Alih fungsi sebuah grup Whatsapp: Skema bertahan para UKM
Kembalikeakar.com – Salah satu fenomena yang kerap terjadi di masa pandemi Covid-19 ini adalah ramainya sebuah portal komunikasi berbasis aplikasi yaitu Whatsapp. Jika dalam dua tahun belakangan portal ini kerap diramaikan oleh perbincangan politik, maka kali ini diramaikan oleh berbagai poster dan foto produk.
Mulai dari obat, masker, suplemen herbal, dan yang marak di bulan ramadhan ini makanan siap makan dan siap antar, semua bergiliran mengisi ruang chat via broadcast, door to door, maupun status update. Hal ini tidak lain adalah sebuah skema bertahan bagi para UMKM yang terdampak. Muncul pula UMKM baru, yaitu orang-orang yang kehilangan pekerjaan dan dirumahkan maupun yang penghasilannya menurun drastis.
Yang menarik, semua grup Whatsapp atau sebagian besar kini beralih fungsi. Yang dulunya adalah forum berjualan paket wisata, kini berjualan sayuran, ikan, daging makanan siap saji, masker dan alat kesehatan. Yang dulunya ajang reunian sekolah sekarang seperti pasar, tiap hari ada saja barang yang dijajakan. Begitu pun grup keluarga, ada saja barang yang diperjualbelikan.
Para pengiklan ini sadar sepenuhnya, bahwa menunggu bantuan pemerintah adalah sia-sia. Berharap hanya akan membuat kecewa. Satu-satunya jalan adalah bangkit dan Berdikari, berdiri di atas kaki sendiri.
Ledakan UMKM ini tentunya membawa arti baru dalam kondisi sosio ekonomi masyarakat. Dimana pembelian barang cenderung diprioritaskan kepada UMKM, terutama rekan atau saudara yang terdampak Covid-19. Data terakhir menyebutkan bahwa UMKM sendiri sudah menyumbangkan sekitar 60 persen dari total PDB (Produk Domestik Bruto) dan menyerap lebih dari 90 persen tenaga kerja sebelum adanya pandemi (sumber: BPS)
Socio-Preneur pun bermunculan. Gerakan donasi masker dan sembako, banyak oleh UMKM yang merintis usaha tersebut. Mencoba social branding, yang pada kenyatannya cukup menarik massa.
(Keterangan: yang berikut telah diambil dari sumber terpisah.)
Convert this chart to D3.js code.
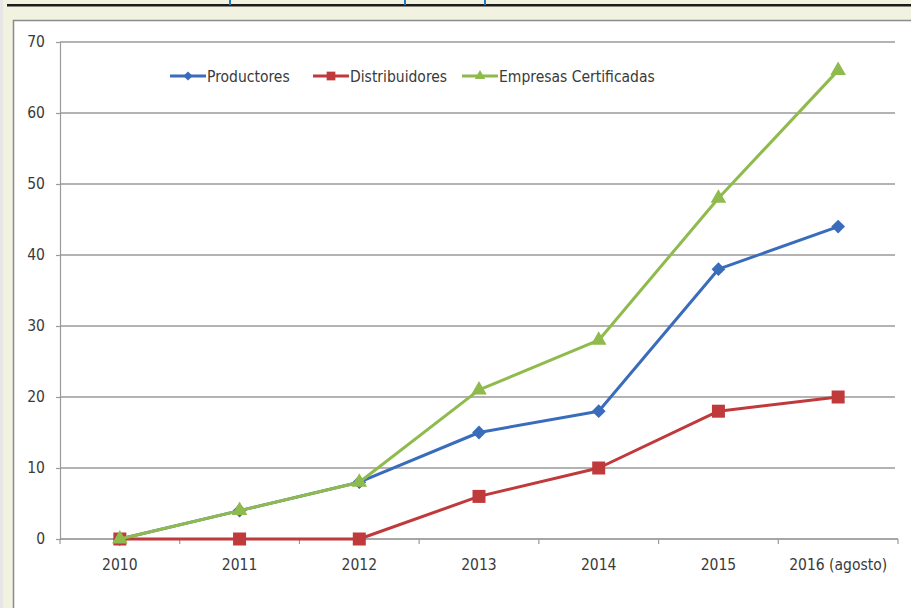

Banyak juga usaha tour and travel yang kini menjual kaos dengan sebagian keuntungan disumbangkan untuk keperluan medis maupun sosial.
Di masa pandemi ini, para UMKM maupun perusahaan besar sebenarnya berada dalam posisi sama. Sama-sama berjuang dari nol lagi. yang membedakan mungkin bukan lagi omsetnya, karena dua-duanya mungkin sama-sama nol atau minus, melainkan seberapa ‘gemuk’ personilnya. Bahkan UMKM berada di posisi yang cukup menguntungkan karena beban yang kecil sehingga tidak perlu PHK atau merumahkan pegawainya.
Yang ada, mereka beralih fungsi, entah re-engineering produk, dari resto/dine in menjadi layanan antar, atau benar-benar berganti produk, bahkan berganti brand. Contohnya Campa Tour, sebuah perusahaan wisata yang kini membuat brand baru menjadi Campa Health, dengan produk unggulan jamu bubuk. Alih-alih dirumahkan, para pegawai justru dibuat sibuk dengan marketing dan distribusi jamu. Hal ini mirip dengan beberapa perusahaan lain yang menjadikan semua pegawainya sebagai sales, dengan target penjualan yang ditetapkan perharinya.
Kreativitas para UMKM ini memang patut diacungi jempol. Karena di saat sebagian besar masyarakat membatasi gerak di saat PSBB ini dengan di rumah, merekan justru harus keluar. Mencari supplier, bahan baku dan melakukan pengiriman. Kalaupun di rumah mereka tidak ada hentinya berputar otak bagaimana cara meningkatkan penjualan di esok harinya. Sungguh sangat sedikit bahkan hampir tidak ada yang memikirkan Covid-19. Sebagian besar sudah siap dengan kemungkinan terburuk: pandemi yang terus menerus berkepanjangan.
Menarik untuk melihat kemajuan UMKM ini ke depannya, bukan tidak mungkin jumlah kontribusi terhadap PDB akan semakin banyak dan menjadi perusahaan scale up, menggantikan beberapa perusahaan besar yang terpaksa harus gulung tikar karena tidak mampu berubah dengan cepat di tengah pandemi ini.